Supplied material:
[start]
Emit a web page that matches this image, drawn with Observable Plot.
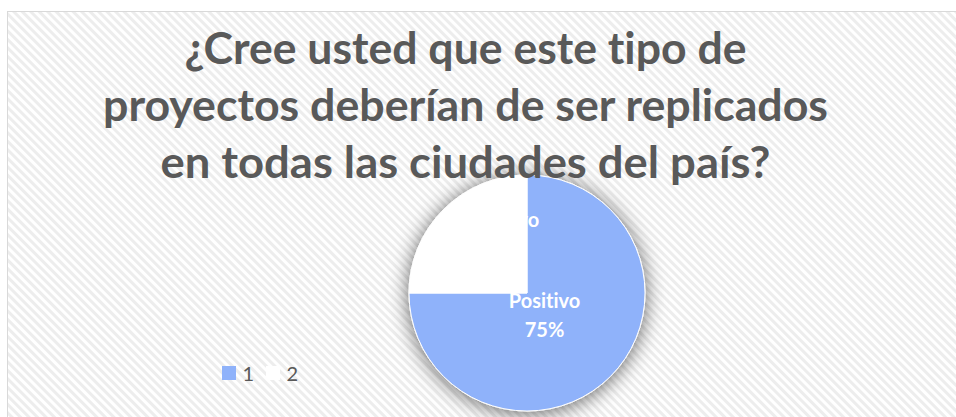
<!DOCTYPE html>
<html><head><meta charset="utf-8">
<script src="https://cdn.jsdelivr.net/npm/d3@7"></script>
<script src="https://cdn.jsdelivr.net/npm/@observablehq/plot@0.6"></script>
<style>html,body{margin:0;padding:0;background:#fff;overflow:hidden;} svg text{font-variant-ligatures:none;}</style>
</head><body><div id="chart"></div>
<script>
// ---- data ----
const titleLines = ["¿Cree usted que este tipo de", "proyectos deberían de ser replicados", "en todas las ciudades del país?"];
const categories = ["Positivo", "Negativo"];
const legendKeys = ["1", "2"];
const shares = [75, 25];
const sliceColors = ["#8FB2FA", "#FFFFFF"];

// ---- layout ----
const W = 956, H = 417;
const FONT = "Lato, 'Open Sans', sans-serif";
const pieCx = 527, pieCy = 293, pieR = 118;
const titleX = 465, titleBaselines = [63, 120, 177], titleWidths = [562, 725, 610];
const labelSize = 20;

const rows = categories.map((c, i) => ({category: c, key: legendKeys[i], share: shares[i], color: sliceColors[i]}));
const slices = d3.pie().sort(null).value(d => d.share)(rows);

const ctx = document.createElement("canvas").getContext("2d");
ctx.font = `bold 100px ${FONT}`;
const titleSize = d3.mean(titleLines, (t, i) => titleWidths[i] / ctx.measureText(t).width * 100);
ctx.font = `bold ${labelSize}px ${FONT}`;
const negW = ctx.measureText(categories[1]).width;

function background(index, {x, y}) {
  const g = d3.create("svg:g");
  const defs = g.append("defs");
  const p = defs.append("pattern").attr("id", "hatch").attr("patternUnits", "userSpaceOnUse")
    .attr("width", 6).attr("height", 6).attr("patternTransform", "rotate(-45)");
  p.append("rect").attr("width", 6).attr("height", 6).attr("fill", "#ffffff");
  p.append("rect").attr("width", 3).attr("height", 6).attr("fill", "#ededed");
  g.append("rect").attr("x", x(7) + 0.5).attr("y", y(11) + 0.5)
    .attr("width", W).attr("height", H).attr("fill", "url(#hatch)").attr("stroke", "#d9d9d9");
  return g.node();
}

function pieMark(index, {x, y}) {
  const g = d3.create("svg:g");
  const f = g.append("defs").append("filter").attr("id", "pieShadow")
    .attr("x", "-30%").attr("y", "-30%").attr("width", "160%").attr("height", "160%");
  f.append("feDropShadow").attr("dx", 0).attr("dy", 2).attr("stdDeviation", 10)
    .attr("flood-color", "#000").attr("flood-opacity", 0.6);
  const r = x(pieCx + pieR) - x(pieCx);
  const arc = d3.arc().innerRadius(0).outerRadius(r);
  g.append("g").attr("transform", `translate(${x(pieCx)},${y(pieCy)})`).attr("filter", "url(#pieShadow)")
    .selectAll("path").data(slices).join("path")
    .attr("d", arc).attr("fill", d => d.data.color).attr("stroke", "#ffffff").attr("stroke-width", 1);
  return g.node();
}

// label anchor positions (last-line baselines)
const labelPos = [{x: pieCx + 17, y: pieCy + 43}, {x: pieCx + 12 - negW / 2, y: pieCy - 38}];
const labels = rows.map((d, i) => ({text: `${d.category}\n${d.share}%`, ...labelPos[i]}));

const legendX = [222, 266], legendY = 366, sw = 14;

const chart = Plot.plot({
  width: W, height: H, margin: 0,
  x: {domain: [0, W], range: [0, W], axis: null},
  y: {domain: [0, H], range: [0, H], axis: null},
  style: {background: "#fff", fontFamily: FONT},
  marks: [
    background,
    pieMark,
    Plot.text(labels, {x: "x", y: "y", text: "text", textAnchor: "middle", lineAnchor: "bottom", lineHeight: 1.45, fill: "#fff", fontWeight: "bold", fontSize: labelSize}),
    Plot.text(titleLines, {x: titleX, y: (d, i) => titleBaselines[i], text: d => d, lineAnchor: "bottom", fill: "#595959", fontWeight: "bold", fontSize: titleSize, className: "ttl"}),
    Plot.rect(rows, {x1: (d, i) => legendX[i], x2: (d, i) => legendX[i] + sw, y1: legendY, y2: legendY + sw, fill: "color"}),
    Plot.text(rows, {x: (d, i) => legendX[i] + sw + 6, y: legendY + sw, text: "key", textAnchor: "start", lineAnchor: "bottom", fill: "#595959", fontSize: 20})
  ]
});
d3.select(chart).selectAll(".ttl text").each(function(d, i) {
  d3.select(this).attr("textLength", titleWidths[i]).attr("lengthAdjust", "spacingAndGlyphs");
});
document.getElementById("chart").appendChild(chart);
</script>
</body></html>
[end]
Work instructions:
Write the lines above out again exactly, without any of their pictures.

Exercise output:
Emit a web page that matches this image, drawn with Observable Plot.
<!DOCTYPE html>
<html><head><meta charset="utf-8">
<script src="https://cdn.jsdelivr.net/npm/d3@7"></script>
<script src="https://cdn.jsdelivr.net/npm/@observablehq/plot@0.6"></script>
<style>html,body{margin:0;padding:0;background:#fff;overflow:hidden;} svg text{font-variant-ligatures:none;}</style>
</head><body><div id="chart"></div>
<script>
// ---- data ----
const titleLines = ["¿Cree usted que este tipo de", "proyectos deberían de ser replicados", "en todas las ciudades del país?"];
const categories = ["Positivo", "Negativo"];
const legendKeys = ["1", "2"];
const shares = [75, 25];
const sliceColors = ["#8FB2FA", "#FFFFFF"];

// ---- layout ----
const W = 956, H = 417;
const FONT = "Lato, 'Open Sans', sans-serif";
const pieCx = 527, pieCy = 293, pieR = 118;
const titleX = 465, titleBaselines = [63, 120, 177], titleWidths = [562, 725, 610];
const labelSize = 20;

const rows = categories.map((c, i) => ({category: c, key: legendKeys[i], share: shares[i], color: sliceColors[i]}));
const slices = d3.pie().sort(null).value(d => d.share)(rows);

const ctx = document.createElement("canvas").getContext("2d");
ctx.font = `bold 100px ${FONT}`;
const titleSize = d3.mean(titleLines, (t, i) => titleWidths[i] / ctx.measureText(t).width * 100);
ctx.font = `bold ${labelSize}px ${FONT}`;
const negW = ctx.measureText(categories[1]).width;

function background(index, {x, y}) {
  const g = d3.create("svg:g");
  const defs = g.append("defs");
  const p = defs.append("pattern").attr("id", "hatch").attr("patternUnits", "userSpaceOnUse")
    .attr("width", 6).attr("height", 6).attr("patternTransform", "rotate(-45)");
  p.append("rect").attr("width", 6).attr("height", 6).attr("fill", "#ffffff");
  p.append("rect").attr("width", 3).attr("height", 6).attr("fill", "#ededed");
  g.append("rect").attr("x", x(7) + 0.5).attr("y", y(11) + 0.5)
    .attr("width", W).attr("height", H).attr("fill", "url(#hatch)").attr("stroke", "#d9d9d9");
  return g.node();
}

function pieMark(index, {x, y}) {
  const g = d3.create("svg:g");
  const f = g.append("defs").append("filter").attr("id", "pieShadow")
    .attr("x", "-30%").attr("y", "-30%").attr("width", "160%").attr("height", "160%");
  f.append("feDropShadow").attr("dx", 0).attr("dy", 2).attr("stdDeviation", 10)
    .attr("flood-color", "#000").attr("flood-opacity", 0.6);
  const r = x(pieCx + pieR) - x(pieCx);
  const arc = d3.arc().innerRadius(0).outerRadius(r);
  g.append("g").attr("transform", `translate(${x(pieCx)},${y(pieCy)})`).attr("filter", "url(#pieShadow)")
    .selectAll("path").data(slices).join("path")
    .attr("d", arc).attr("fill", d => d.data.color).attr("stroke", "#ffffff").attr("stroke-width", 1);
  return g.node();
}

// label anchor positions (last-line baselines)
const labelPos = [{x: pieCx + 17, y: pieCy + 43}, {x: pieCx + 12 - negW / 2, y: pieCy - 38}];
const labels = rows.map((d, i) => ({text: `${d.category}\n${d.share}%`, ...labelPos[i]}));

const legendX = [222, 266], legendY = 366, sw = 14;

const chart = Plot.plot({
  width: W, height: H, margin: 0,
  x: {domain: [0, W], range: [0, W], axis: null},
  y: {domain: [0, H], range: [0, H], axis: null},
  style: {background: "#fff", fontFamily: FONT},
  marks: [
    background,
    pieMark,
    Plot.text(labels, {x: "x", y: "y", text: "text", textAnchor: "middle", lineAnchor: "bottom", lineHeight: 1.45, fill: "#fff", fontWeight: "bold", fontSize: labelSize}),
    Plot.text(titleLines, {x: titleX, y: (d, i) => titleBaselines[i], text: d => d, lineAnchor: "bottom", fill: "#595959", fontWeight: "bold", fontSize: titleSize, className: "ttl"}),
    Plot.rect(rows, {x1: (d, i) => legendX[i], x2: (d, i) => legendX[i] + sw, y1: legendY, y2: legendY + sw, fill: "color"}),
    Plot.text(rows, {x: (d, i) => legendX[i] + sw + 6, y: legendY + sw, text: "key", textAnchor: "start", lineAnchor: "bottom", fill: "#595959", fontSize: 20})
  ]
});
d3.select(chart).selectAll(".ttl text").each(function(d, i) {
  d3.select(this).attr("textLength", titleWidths[i]).attr("lengthAdjust", "spacingAndGlyphs");
});
document.getElementById("chart").appendChild(chart);
</script>
</body></html>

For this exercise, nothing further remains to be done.